◆ STATED GOAL: Extract word for word the lines of the listing from its start to the line holding "(0,7) rectangle (493,374);", both ends kept; pictures are not part of the copy.

◆ DATA:
---+---

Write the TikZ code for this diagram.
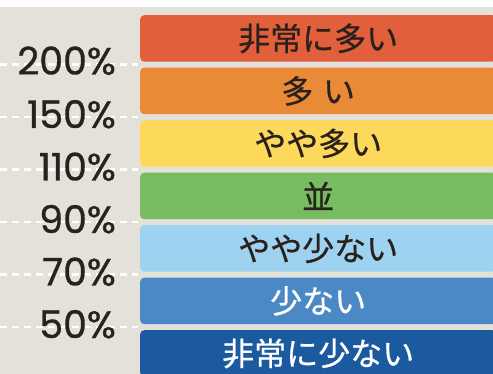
\documentclass[tikz,border=0pt]{standalone}
\usepackage{fontspec}
\setmainfont{Poppins}[FakeBold=0.9]
\newfontfamily\jpfont{Noto Sans CJK JP}[FakeBold=0.7]
\usetikzlibrary{positioning}

\definecolor{bgbeige}{HTML}{E4E0DA}
\definecolor{inkdark}{HTML}{2A211D}
\definecolor{lvA}{HTML}{E25F3B}
\definecolor{lvB}{HTML}{E98A36}
\definecolor{lvC}{HTML}{FDD95B}
\definecolor{lvD}{HTML}{77BC60}
\definecolor{lvE}{HTML}{9DD2F1}
\definecolor{lvF}{HTML}{4A88C6}
\definecolor{lvG}{HTML}{1B5A9F}

\begin{document}
\begin{tikzpicture}[x=1pt, y=-1pt,
	level/.style={anchor=north west, minimum width=356pt, minimum height=46.5pt, inner sep=0pt,
		rounded corners=4pt, font=\jpfont\fontsize{32}{32}\selectfont, text=inkdark},
	pct/.style={anchor=base east, inner sep=0pt, font=\fontsize{38}{38}\selectfont, text=inkdark},
	scale line/.style={white, line width=2.5pt, dash pattern=on 7pt off 5pt}]
		\useasboundingbox (0,0) rectangle (493,374);
		\fill[white] (0,0) rectangle (493,374);
		\fill[bgbeige] (0,7) rectangle (493,374);
		
		\node[level, fill=lvA] (vmany) at (140,15) {非常に多い};
		\node[level, fill=lvB] (many) at (140,67.5) {多\hspace{0.3em}い};
		\node[level, fill=lvC] (smany) at (140,120) {やや多い};
		\node[level, fill=lvD] (avg) at (140,172.5) {並};
		\node[level, fill=lvE] (sfew) at (140,225) {やや少ない};
		\node[level, fill=lvF, text=white] (few) at (140,277.5) {少ない};
		\node[level, fill=lvG, text=white] (vfew) at (140,330) {非常に少ない};
		
		\coordinate (l200) at (0,64.5);
		\coordinate (l150) at (0,117);
		\coordinate (l110) at (0,169.5);
		\coordinate (l90) at (0,222);
		\coordinate (l70) at (0,274.5);
		\coordinate (l50) at (0,327);
		\foreach \l in {l200,l150,l110,l90,l70,l50}
			\draw[scale line] (\l) -- ++(138,0);
		
		\node[pct] (p200) at (116,74.5) {200\%};
		\node[pct] (p150) at (116,128) {150\%};
		\node[pct] (p110) at (116,180.5) {110\%};
		\node[pct] (p90) at (116,233) {90\%};
		\node[pct] (p70) at (116,285.5) {70\%};
		\node[pct] (p50) at (116,338) {50\%};
	\end{tikzpicture}
\end{document}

---+---

◆ COMPLETED EXERCISE:
Write the TikZ code for this diagram.
\documentclass[tikz,border=0pt]{standalone}
\usepackage{fontspec}
\setmainfont{Poppins}[FakeBold=0.9]
\newfontfamily\jpfont{Noto Sans CJK JP}[FakeBold=0.7]
\usetikzlibrary{positioning}

\definecolor{bgbeige}{HTML}{E4E0DA}
\definecolor{inkdark}{HTML}{2A211D}
\definecolor{lvA}{HTML}{E25F3B}
\definecolor{lvB}{HTML}{E98A36}
\definecolor{lvC}{HTML}{FDD95B}
\definecolor{lvD}{HTML}{77BC60}
\definecolor{lvE}{HTML}{9DD2F1}
\definecolor{lvF}{HTML}{4A88C6}
\definecolor{lvG}{HTML}{1B5A9F}

\begin{document}
\begin{tikzpicture}[x=1pt, y=-1pt,
	level/.style={anchor=north west, minimum width=356pt, minimum height=46.5pt, inner sep=0pt,
		rounded corners=4pt, font=\jpfont\fontsize{32}{32}\selectfont, text=inkdark},
	pct/.style={anchor=base east, inner sep=0pt, font=\fontsize{38}{38}\selectfont, text=inkdark},
	scale line/.style={white, line width=2.5pt, dash pattern=on 7pt off 5pt}]
		\useasboundingbox (0,0) rectangle (493,374);
		\fill[white] (0,0) rectangle (493,374);
		\fill[bgbeige] (0,7) rectangle (493,374);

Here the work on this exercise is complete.